Seorang siswa pergi meninggalkan keduniawian dan mempraktikkan moralitas (Sutta
2, paragraf 41-63). [172] Itu adalah kesempurnaan moralitas. Ia menjaga
pintu-pintu indrianya, dan seterusnya dan mencapai empat jhāna (Sutta 2
paragraf 64-82). [173-4] Itu adalah kesempurnaan pikiran. Ia mencapai berbagai
pandangan terang dan lenyapnya kekotoran (Sutta 2 paragraf 83-98). Itu adalah
kesempurnaan kebijaksanaan. Dan Kassapa, tidak ada lagi yang lebih jauh atau
lebih sempurna dari kesempurnaan moralitas, dari pikiran, dan dari
kebijaksanaan ini.’
21. ‘Kassapa, ada beberapa petapa dan Brahmana
yang mengajarkan moralitas. Mereka memuji moralitas dalam berbagai cara. Tetapi
sehubungan dengan moralitas Ariya yang tertinggi, Kassapa, Aku tidak melihat
seorang pun yang melampaui-Ku dalam hal ini. Aku adalah yang tertinggi dalam
hal ini, dalam moralitas-super. Ada beberapa petapa dan Brahmana yang
mengajarkan penyiksaan diri dan pertapaan keras yang saksama, yang mereka puji
dalam berbagai cara. Tetapi sehubungan dengan penyiksaan diri dan pertapaan
keras Ariya, Kassapa, Aku tidak melihat seorang pun yang melampaui-Ku dalam hal
ini. Aku adalah yang tertinggi dalam hal ini, dalam pertapaan super-keras. Ada
beberapa petapa dan Brahmana yang mengajarkan kebijaksanaan. Mereka memuji
kebijaksanaan dalam berbagai cara. Tetapi sehubungan dengan kebijaksanaan Ariya
yang tertinggi, Kassapa, Aku tidak melihat seorang pun yang melampaui-Ku dalam
hal ini. Aku adalah yang tertinggi dalam hal ini, dalam kebijaksanaan-super.

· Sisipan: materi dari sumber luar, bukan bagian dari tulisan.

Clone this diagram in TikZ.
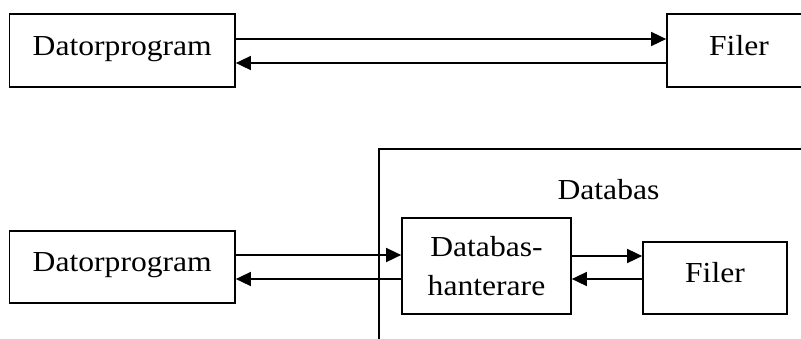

Ada beberapa petapa dan Brahmana yang mengajarkan pembebasan. Mereka memuji
pembebasan dalam berbagai cara. Tetapi sehubungan dengan pembebasan Ariya yang
tertinggi, Kassapa, Aku tidak melihat seorang pun yang melampaui-Ku dalam hal
ini. Aku adalah yang tertinggi dalam hal ini, dalam pembebasan-super.’ [175]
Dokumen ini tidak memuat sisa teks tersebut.